Supermarkets are dropping best before dates on some products, encouraging people to judge an item’s freshness for themselves. But what about when these dates are necessary but not always accurate? Solveiga Pakštaitė has a solution, and it feels good.
The USDA Economic Research Center reports that approximately one third of all available food is never consumed. To add insult to injury, most of it goes into landfills and ends up oozing out methane - which is substantially more harmful to the environment than CO2.
The current food labeling system is to blame for much of the waste. The FDA reports consumer confusion around product dating labels is likely responsible for around 20 percent of the food wasted in the home, costing an estimated US$161 billion per year.
Solveiga Pakštaitė never set out to tackle the world’s food waste problem. It was actually while working on a design project for people with visual impairments that she came up with her idea: a tactile food spoilage indicator.
Not everyone was initially enthused about Pakštaitė’s idea, which became her final year project for the industrial design and technology degree she was doing at London’s Brunel University. The concept, called Mimica Touch, is a temperature-sensitive label that changes texture when food spoils. Many of Pakštaitė’s university professors told her the idea was more food science than product design. But after a packaging design expert told her to patent the invention, she began to believe it had potential.

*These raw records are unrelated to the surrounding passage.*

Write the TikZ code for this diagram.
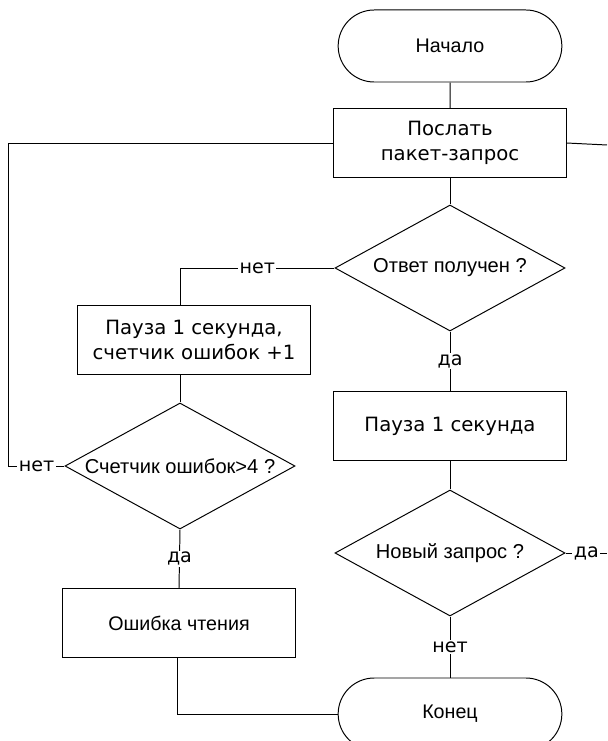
\documentclass[tikz,border=0pt]{standalone}
\usepackage{fontspec}
\setmainfont{DejaVu Sans}
\newfontfamily\arialfont{Liberation Sans}
\usetikzlibrary{shapes.geometric,shapes.misc}
\tikzset{termstyle/.style = {rounded rectangle, draw, line width = 0.7pt, minimum width = 5.825cm, minimum height = 1.8cm, font = \arialfont\fontsize{14}{17}\selectfont},
	procstyle/.style = {rectangle, draw, line width = 0.7pt, minimum width = 5.8cm, minimum height = 1.725cm, align = center, font = \fontsize{14}{17.8}\selectfont},
	decstyle/.style = {diamond, draw, line width = 0.7pt, aspect = 1.8, inner sep = 0pt, minimum width = 5.75cm, minimum height = 3.15cm, font = \arialfont\fontsize{14.3}{16}\selectfont},
	link/.style = {line width = 0.7pt},
	lbl/.style = {fill = white, inner sep = 1pt, font = \fontsize{13.6}{16}\selectfont}}

\begin{document}
\begin{tikzpicture}[x = 0.025cm, y = -0.025cm]
 \useasboundingbox (0,0) rectangle (607,741);

 \node (start) at (450,46) [termstyle] {Начало};
 \node (send) at (450,143) [procstyle] {Послать\\пакет-запрос}
  edge [link] (start);
 \node (answer) at (450,268) [decstyle] {Ответ получен ?}
  edge [link] (send);
 \node (pause2) at (194,340) [procstyle] {Пауза 1 секунда,\\счетчик ошибок +1};
 \node (count) at (180,466) [decstyle] {Счетчик ошибок>4 ?};
 \node (pause1) at (450,426) [procstyle] {Пауза 1 секунда};
 \node (newreq) at (450,553) [decstyle] {Новый запрос ?}
  edge [link] (pause1);
 \node (error) at (179,623) [procstyle, font = \arialfont\fontsize{14}{17}\selectfont] {Ошибка чтения};
 \node (stop) at (450,714) [termstyle] {Конец};

 \coordinate (sendout) at (607,145);
 \coordinate (newout) at (607,553);

 \draw [link] (answer.south) -- node [lbl] {да} (pause1.north);
 \draw [link] (answer.west) -| node [lbl, pos = 0.25] {нет} (count.north |- pause2.north);
 \draw [link] (count.north |- pause2.south) -- (count.north);
 \draw [link] (count.west) -- node [lbl] {нет} ++(-56,0) |- (send.west);
 \draw [link] (count.south) -- node [lbl] {да} (error.north);
 \draw [link] ([xshift = -0.05cm]error.south) |- (stop.west);
 \draw [link] (newreq.south) -- node [lbl] {нет} (stop.north);
 \draw [link] (newreq.east) -- node [lbl] {да} (newout);
 \draw [link] (send.east) -- (sendout);

\end{tikzpicture}
\end{document}
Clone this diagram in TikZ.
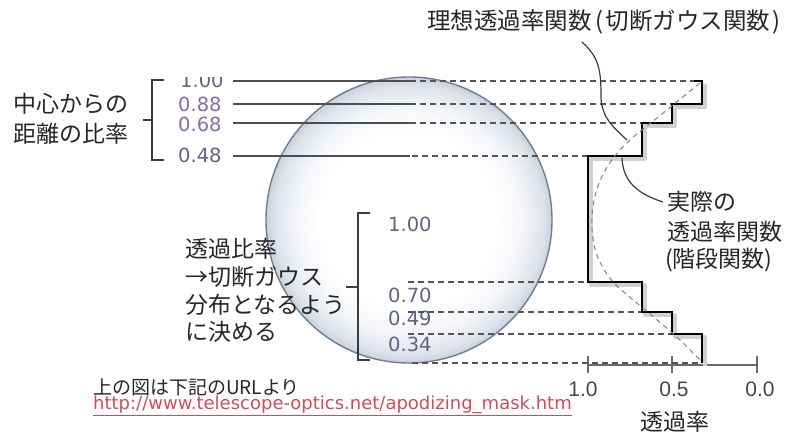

So, she entered the James Dyson award, which celebrates designers of new problem-solving ideas – “just to get feedback, and I thought it would look good on my CV. To my utter surprise, I got a call... telling me I’d won. It was all over the news. My surname was one of the answers in The Times crossword … and food companies and retailers started getting in touch to ask: ‘when can we try this? When can we test this?’ My initial reaction was: ‘what are you talking about?’ I made these gels in my university hall’s kitchens … there was a lot more work to do.”
Mimica Touch incorporates a plant-based gel into a label or bottle cap, which is layered over hard plastic bumps. The gel is calibrated to decompose at the same rate as the product inside, turning to liquid when it’s no longer fit for consumption, which is when users can feel the plastic bumps underneath.
Testing has shown the system can add anything from two days to a week to a product’s life. It’s thought that up to 60 percent of all food wasted in the UK is still safe to eat, and adding just two days onto ‘use by’ dates could cut the amount wasted by half.
It’s a problem that we all know urgently needs to be addressed: globally, one third of all food produced for human consumption is wasted every year. And if food waste was a country, it would be the third largest greenhouse gas emitter behind the US and China, accounting for 10 per cent of all greenhouse gases in the world.
Funding has been the main challenge in getting the concept from an idea to its first cap production run, which is now happening. “We had to get our technology working in the lab, then ‘productise’ it, ensuring the chemistry is accurate every time,” she says. Innovate UK, the Seafood Innovation Fund and the European Union have all contributed to Mimica’s projects so far, which have focused on creating labels for red meat and dairy, juice and smoothies, and seafood.
So, we can expect to see Mimica's innovative labels on products fairly soon. Certainly, in the UK as a slew of supermarkets are reportedly interested in the idea.